---------- Raw data

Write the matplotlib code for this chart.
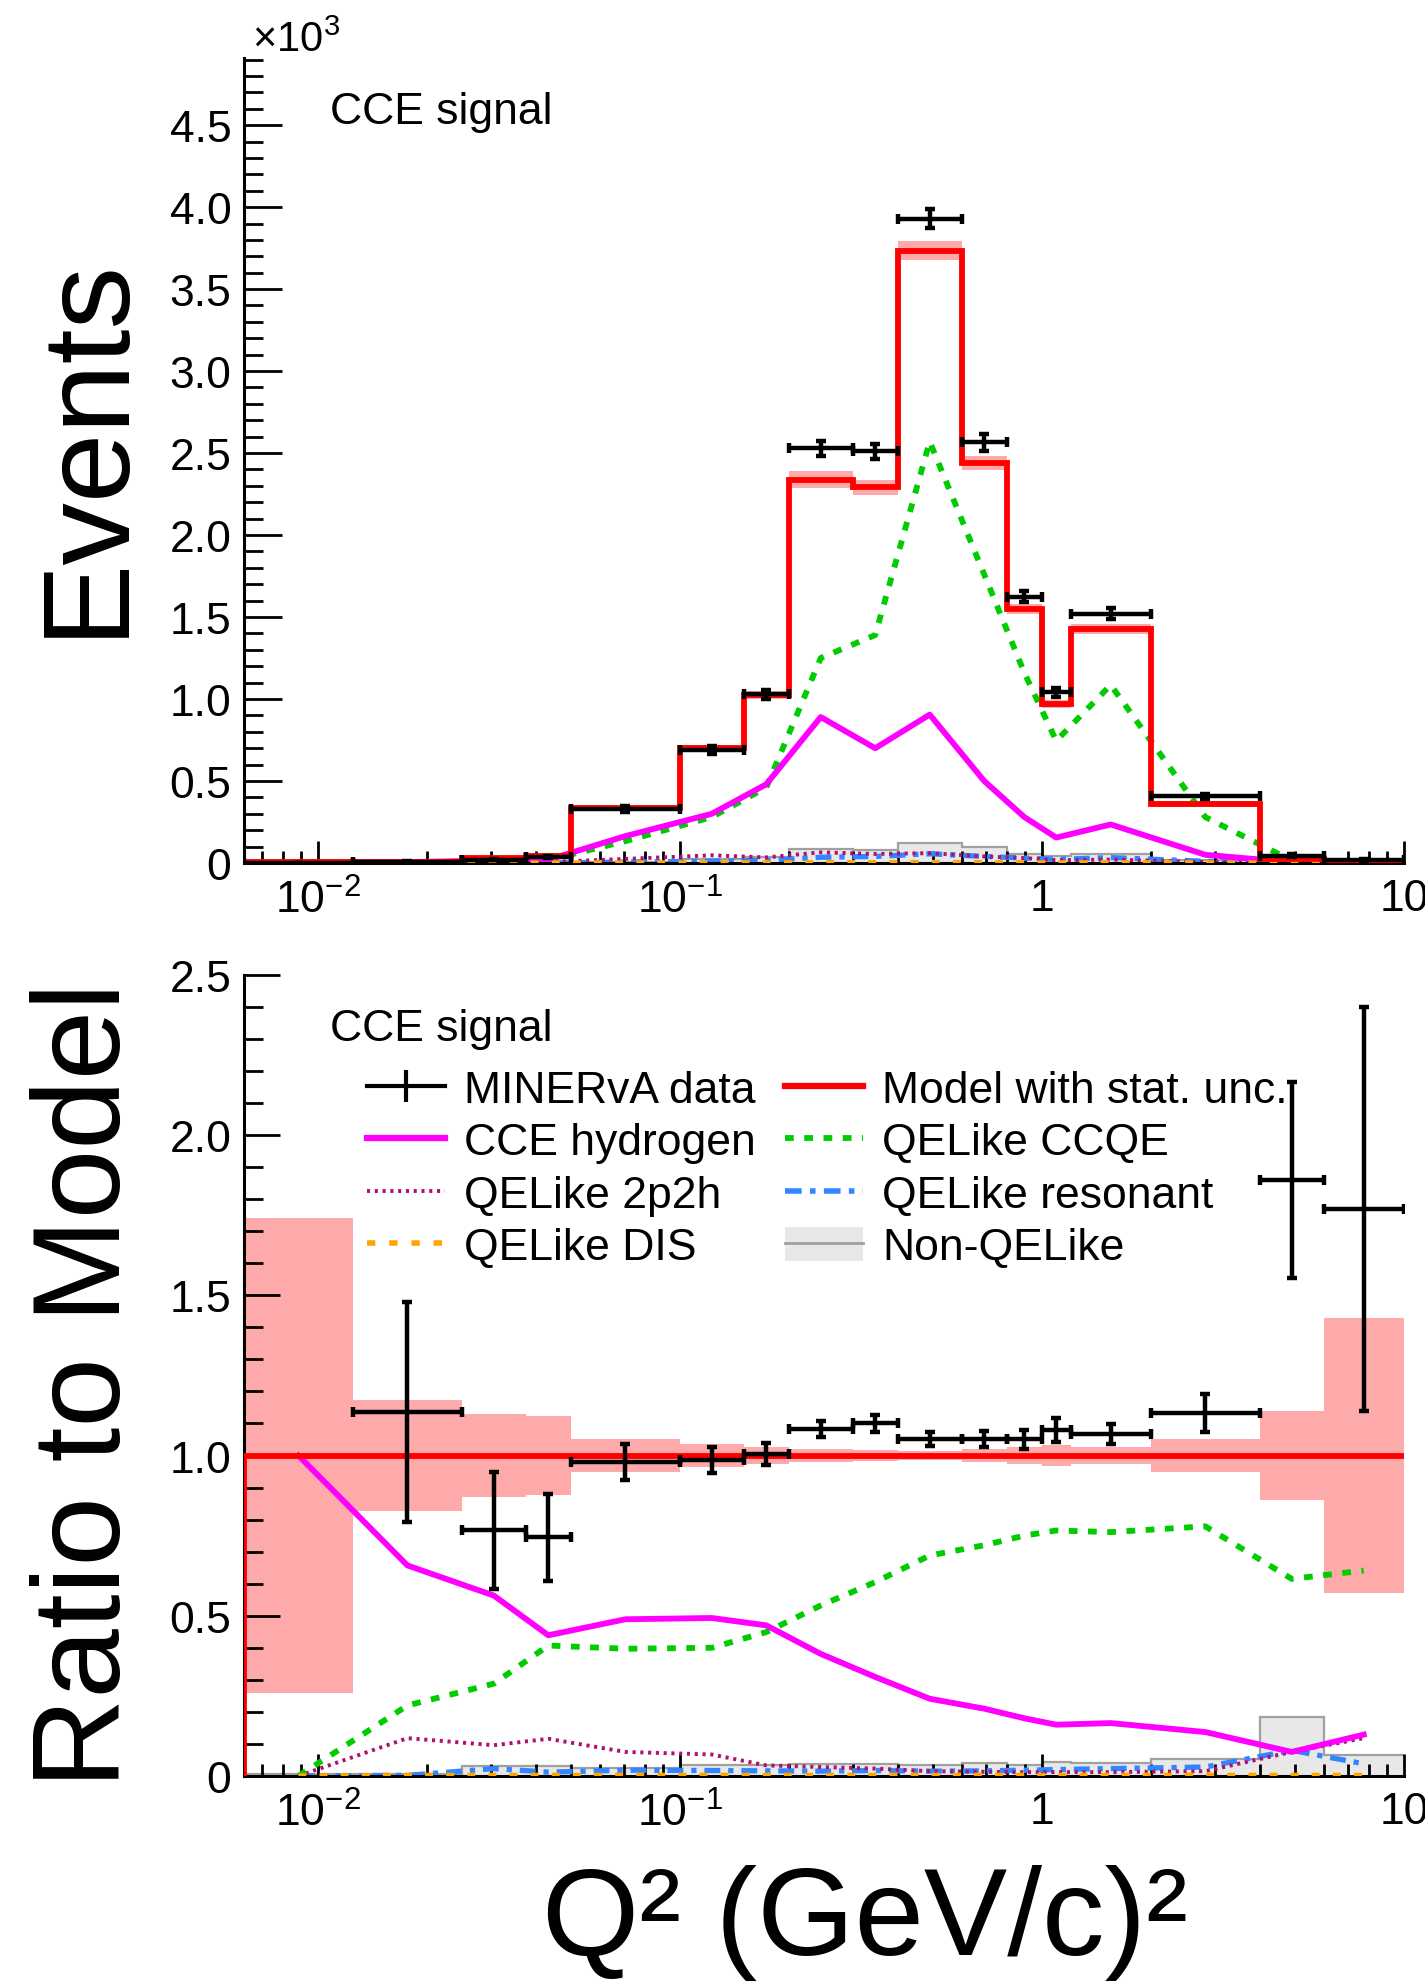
"""CCE signal Q^2 distribution (top) and ratio to model (bottom)."""
import numpy as np
import matplotlib
matplotlib.use("Agg")
import matplotlib.pyplot as plt
from matplotlib.lines import Line2D
from matplotlib.patches import Patch
from matplotlib.ticker import FuncFormatter, LogLocator, MultipleLocator, NullFormatter

plt.rcParams.update({
    "font.family": ["Liberation Sans", "DejaVu Sans"],
    "mathtext.fontset": "custom",
    "mathtext.rm": "Liberation Sans",
    "mathtext.it": "Liberation Sans:italic",
    "mathtext.bf": "Liberation Sans:bold",
})

# ---------- data (Q^2 bins in (GeV/c)^2, events in units of 10^3) ----------
edges = np.array([0.00625, 0.0125, 0.025, 0.0375, 0.05, 0.1, 0.15, 0.2, 0.3,
                  0.4, 0.6, 0.8, 1.0, 1.2, 2.0, 4.0, 6.0, 10.0])

model_evt = [0.004, 0.007, 0.028, 0.045, 0.335, 0.700, 1.026, 2.338, 2.290,
             3.735, 2.440, 1.550, 0.972, 1.427, 0.360, 0.024, 0.011]
model_evt_err = [0.003, 0.003, 0.004, 0.006, 0.015, 0.020, 0.025, 0.050, 0.045,
                 0.060, 0.045, 0.030, 0.025, 0.030, 0.020, 0.004, 0.005]
data_evt = [0.000, 0.008, 0.021, 0.034, 0.328, 0.690, 1.028, 2.530, 2.510,
            3.930, 2.565, 1.625, 1.040, 1.520, 0.408, 0.044, 0.019]
data_evt_err = [0.003, 0.004, 0.005, 0.006, 0.019, 0.025, 0.030, 0.045, 0.045,
                0.060, 0.050, 0.035, 0.030, 0.035, 0.015, 0.008, 0.007]

hydrogen_evt = [0.004, 0.005, 0.016, 0.020, 0.164, 0.300, 0.480, 0.890, 0.700,
                0.905, 0.500, 0.280, 0.155, 0.235, 0.050, 0.005, 0.002]
ccqe_evt = [0.000, 0.0015, 0.008, 0.018, 0.133, 0.280, 0.460, 1.250, 1.390,
            2.570, 1.760, 1.160, 0.745, 1.086, 0.280, 0.015, 0.007]
twop2h_evt = [0.000, 0.001, 0.003, 0.005, 0.025, 0.047, 0.034, 0.065, 0.055,
              0.060, 0.040, 0.030, 0.017, 0.021, 0.006, 0.002, 0.001]
res_evt = [0.000, 0.000, 0.0006, 0.0005, 0.006, 0.011, 0.016, 0.035, 0.040,
           0.056, 0.040, 0.030, 0.022, 0.033, 0.010, 0.002, 0.0004]
dis_evt = [0.000, 0.000, 0.000, 0.000, 0.0005, 0.001, 0.001, 0.002, 0.002,
           0.003, 0.002, 0.002, 0.001, 0.002, 0.001, 0.000, 0.000]
nonqe_evt = [0.000, 0.000, 0.001, 0.001, 0.009, 0.023, 0.034, 0.084, 0.082,
             0.123, 0.098, 0.054, 0.043, 0.057, 0.019, 0.004, 0.001]

# ratio to model
model_ratio = [1.0] * 17
model_ratio_err = [0.742, 0.172, 0.130, 0.124, 0.050, 0.035, 0.028, 0.020, 0.018,
                   0.014, 0.020, 0.026, 0.032, 0.027, 0.050, 0.140, 0.430]
data_ratio = [np.nan, 1.137, 0.766, 0.745, 0.979, 0.986, 1.005, 1.083, 1.100,
              1.052, 1.052, 1.050, 1.080, 1.068, 1.133, 1.860, 1.770]
data_ratio_err = [np.nan, 0.343, 0.182, 0.136, 0.056, 0.040, 0.035, 0.026, 0.027,
                  0.021, 0.025, 0.030, 0.038, 0.031, 0.060, 0.306, 0.630]
hydrogen_ratio = [1.000, 0.657, 0.563, 0.439, 0.489, 0.493, 0.470, 0.381, 0.309,
                  0.241, 0.210, 0.180, 0.160, 0.165, 0.137, 0.075, 0.129]
ccqe_ratio = [0.000, 0.220, 0.288, 0.407, 0.397, 0.400, 0.449, 0.532, 0.605,
              0.688, 0.720, 0.750, 0.766, 0.761, 0.779, 0.615, 0.641]
twop2h_ratio = [0.000, 0.118, 0.096, 0.116, 0.075, 0.067, 0.033, 0.028, 0.023,
                0.015, 0.013, 0.012, 0.012, 0.012, 0.015, 0.075, 0.118]
res_ratio = [0.000, 0.002, 0.023, 0.012, 0.018, 0.017, 0.016, 0.015, 0.017,
             0.015, 0.016, 0.018, 0.020, 0.023, 0.028, 0.080, 0.038]
dis_ratio = [0.000, 0.002, 0.002, 0.002, 0.002, 0.002, 0.002, 0.002, 0.002,
             0.002, 0.002, 0.002, 0.002, 0.002, 0.002, 0.002, 0.002]
nonqe_ratio = [0.005, 0.007, 0.030, 0.030, 0.026, 0.033, 0.033, 0.036, 0.036,
               0.033, 0.040, 0.035, 0.044, 0.040, 0.052, 0.184, 0.066]

legend_labels = ["MINERvA data", "CCE hydrogen", "QELike 2p2h", "QELike DIS",
                 "Model with stat. unc.", "QELike CCQE", "QELike resonant", "Non-QELike"]

# ---------- style ----------
RED, PINK = "#ff0000", "#ffaaaa"
MAGENTA, GREEN = "#ff00ff", "#00cc00"
C2P2H, BLUE, ORANGE = "#b0106e", "#3385ff", "#ffa500"
GRAY_FILL, GRAY_LINE = "#e8e8e8", "#a0a0a0"
FS = 32
BIG = 90
LS_CCQE = (0, (1.5, 1.8))
LS_2P2H = (0, (0.8, 1.2))
LS_RES = (0, (3, 1.5, 1, 1.5))
LS_DIS = (0, (1.5, 2.5))

centers = np.sqrt(edges[:-1] * edges[1:])
xlo = centers - edges[:-1]
xhi = edges[1:] - centers


def draw_panel(ax, model, model_err, data, data_err, comps, nonqe):
    model = np.asarray(model)
    model_err = np.asarray(model_err)
    ax.stairs(model + model_err, edges, baseline=model - model_err,
              fill=True, color=PINK, lw=0, zorder=1)
    ax.stairs(nonqe, edges, baseline=0, fill=True, facecolor=GRAY_FILL,
              edgecolor="none", zorder=1.2)
    ax.stairs(nonqe, edges, baseline=None, color=GRAY_LINE, lw=1.6, zorder=1.3)
    hyd, ccqe, p2h, res, dis = comps
    ax.plot(centers, res, color=BLUE, lw=3.8, ls=LS_RES, zorder=2)
    ax.plot(centers, p2h, color=C2P2H, lw=2.8, ls=LS_2P2H, zorder=2)
    ax.plot(centers, ccqe, color=GREEN, lw=4.2, ls=LS_CCQE, zorder=2)
    ax.plot(centers, hyd, color=MAGENTA, lw=4.2, zorder=2.2)
    ax.plot(centers, dis, color=ORANGE, lw=3.8, ls=LS_DIS, zorder=2.6)
    ax.stairs(model, edges, baseline=None, color=RED, lw=4.2, zorder=3)
    ax.vlines(edges[0], 0, model[0], color=RED, lw=4.2, zorder=3)
    ax.errorbar(centers, data, xerr=[xlo, xhi], yerr=data_err, fmt="none",
                ecolor="black", elinewidth=3.2, capsize=3.5, capthick=3.2, zorder=4)


def style_axes(ax, ymax, ymajor_len, yminor_len):
    ax.set_xscale("log")
    ax.set_xlim(edges[0], edges[-1])
    ax.set_ylim(0, ymax)
    for side in ("top", "right"):
        ax.spines[side].set_visible(False)
    for side in ("left", "bottom"):
        ax.spines[side].set_linewidth(2.2)
    ax.xaxis.set_major_locator(LogLocator(base=10))
    ax.xaxis.set_minor_locator(LogLocator(base=10, subs=np.arange(2, 10)))
    ax.xaxis.set_minor_formatter(NullFormatter())
    ax.xaxis.set_major_formatter(FuncFormatter(
        lambda v, p: f"{int(round(v))}" if v >= 1 else rf"10$^{{{int(round(np.log10(v)))}}}$"))
    ax.yaxis.set_major_locator(MultipleLocator(0.5))
    ax.yaxis.set_minor_locator(MultipleLocator(0.1))
    ax.yaxis.set_major_formatter(FuncFormatter(lambda v, p: "0" if abs(v) < 1e-9 else f"{v:.1f}"))
    ax.tick_params(axis="x", which="major", direction="in", length=16, width=2, pad=11, labelsize=FS)
    ax.tick_params(axis="x", which="minor", direction="in", length=8.5, width=2)
    ax.tick_params(axis="y", which="major", direction="in", length=ymajor_len, width=2, pad=9, labelsize=FS)
    ax.tick_params(axis="y", which="minor", direction="in", length=yminor_len, width=2)


fig = plt.figure(figsize=(14.25, 19.83), dpi=100)
ax1 = fig.add_axes([0.1712, 0.5643, 0.8140, 0.4060])
ax2 = fig.add_axes([0.1712, 0.1039, 0.8140, 0.4040])

# ---------- top: events ----------
draw_panel(ax1, model_evt, model_evt_err, data_evt, data_evt_err,
           (hydrogen_evt, ccqe_evt, twop2h_evt, res_evt, dis_evt), nonqe_evt)
style_axes(ax1, 4.91, 27, 13.5)
ax1.text(0.0742, 0.933, "CCE signal", transform=ax1.transAxes, fontsize=FS,
         ha="left", va="center")
fig.text(252 / 1425, 1 - 52 / 1983, r"$\times$10$^{3}$", fontsize=30,
         ha="left", va="baseline")

# ---------- bottom: ratio ----------
draw_panel(ax2, model_ratio, model_ratio_err, data_ratio, data_ratio_err,
           (hydrogen_ratio, ccqe_ratio, twop2h_ratio, res_ratio, dis_ratio), nonqe_ratio)
style_axes(ax2, 2.5, 26, 13.5)
ax2.text(0.0742, 0.933, "CCE signal", transform=ax2.transAxes, fontsize=FS,
         ha="left", va="center")

handles = [
    Line2D([], [], color="black", lw=3, marker="|", markersize=23, mew=3),
    Line2D([], [], color=MAGENTA, lw=4.5),
    Line2D([], [], color=C2P2H, lw=2.8, ls=LS_2P2H),
    Line2D([], [], color=ORANGE, lw=4, ls=LS_DIS),
    Line2D([], [], color=RED, lw=4.5),
    Line2D([], [], color=GREEN, lw=4.2, ls=LS_CCQE),
    Line2D([], [], color=BLUE, lw=4, ls=LS_RES),
    (Patch(facecolor=GRAY_FILL, edgecolor="none"), Line2D([], [], color=GRAY_LINE, lw=2)),
]
ax2.legend(handles, legend_labels, ncol=2, loc="upper left",
           bbox_to_anchor=(0.1058, 0.882), frameon=False, fontsize=FS,
           borderpad=0, borderaxespad=0, handlelength=1.76, handletextpad=0.43,
           columnspacing=0.65, labelspacing=0.25, handleheight=0.8)

# ---------- axis titles ----------
fig.text(120 / 1425, 1 - 446 / 1983, "Events", fontsize=BIG, rotation=90,
         ha="center", va="baseline", rotation_mode="anchor")
fig.text(120 / 1425, 1 - 1385 / 1983, "Ratio to Model", fontsize=BIG, rotation=90,
         ha="center", va="baseline", rotation_mode="anchor")
fig.text(1188 / 1425, 1 - 1955 / 1983, "Q\u00b2 (GeV/c)\u00b2", fontsize=BIG,
         ha="right", va="baseline")

fig.savefig("out.png", dpi=100, facecolor="white")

--------------------

#### Goal of the exercise:
Repeat exactly and only the lines from the start of the data above through the line that holds "0.060, 0.050, 0.035, 0.030, 0.035, 0.015, 0.008, 0.007]", inclusive. Pictures do not belong in the copy.

#### Final answer:
Write the matplotlib code for this chart.
"""CCE signal Q^2 distribution (top) and ratio to model (bottom)."""
import numpy as np
import matplotlib
matplotlib.use("Agg")
import matplotlib.pyplot as plt
from matplotlib.lines import Line2D
from matplotlib.patches import Patch
from matplotlib.ticker import FuncFormatter, LogLocator, MultipleLocator, NullFormatter

plt.rcParams.update({
    "font.family": ["Liberation Sans", "DejaVu Sans"],
    "mathtext.fontset": "custom",
    "mathtext.rm": "Liberation Sans",
    "mathtext.it": "Liberation Sans:italic",
    "mathtext.bf": "Liberation Sans:bold",
})

# ---------- data (Q^2 bins in (GeV/c)^2, events in units of 10^3) ----------
edges = np.array([0.00625, 0.0125, 0.025, 0.0375, 0.05, 0.1, 0.15, 0.2, 0.3,
                  0.4, 0.6, 0.8, 1.0, 1.2, 2.0, 4.0, 6.0, 10.0])

model_evt = [0.004, 0.007, 0.028, 0.045, 0.335, 0.700, 1.026, 2.338, 2.290,
             3.735, 2.440, 1.550, 0.972, 1.427, 0.360, 0.024, 0.011]
model_evt_err = [0.003, 0.003, 0.004, 0.006, 0.015, 0.020, 0.025, 0.050, 0.045,
                 0.060, 0.045, 0.030, 0.025, 0.030, 0.020, 0.004, 0.005]
data_evt = [0.000, 0.008, 0.021, 0.034, 0.328, 0.690, 1.028, 2.530, 2.510,
            3.930, 2.565, 1.625, 1.040, 1.520, 0.408, 0.044, 0.019]
data_evt_err = [0.003, 0.004, 0.005, 0.006, 0.019, 0.025, 0.030, 0.045, 0.045,
                0.060, 0.050, 0.035, 0.030, 0.035, 0.015, 0.008, 0.007]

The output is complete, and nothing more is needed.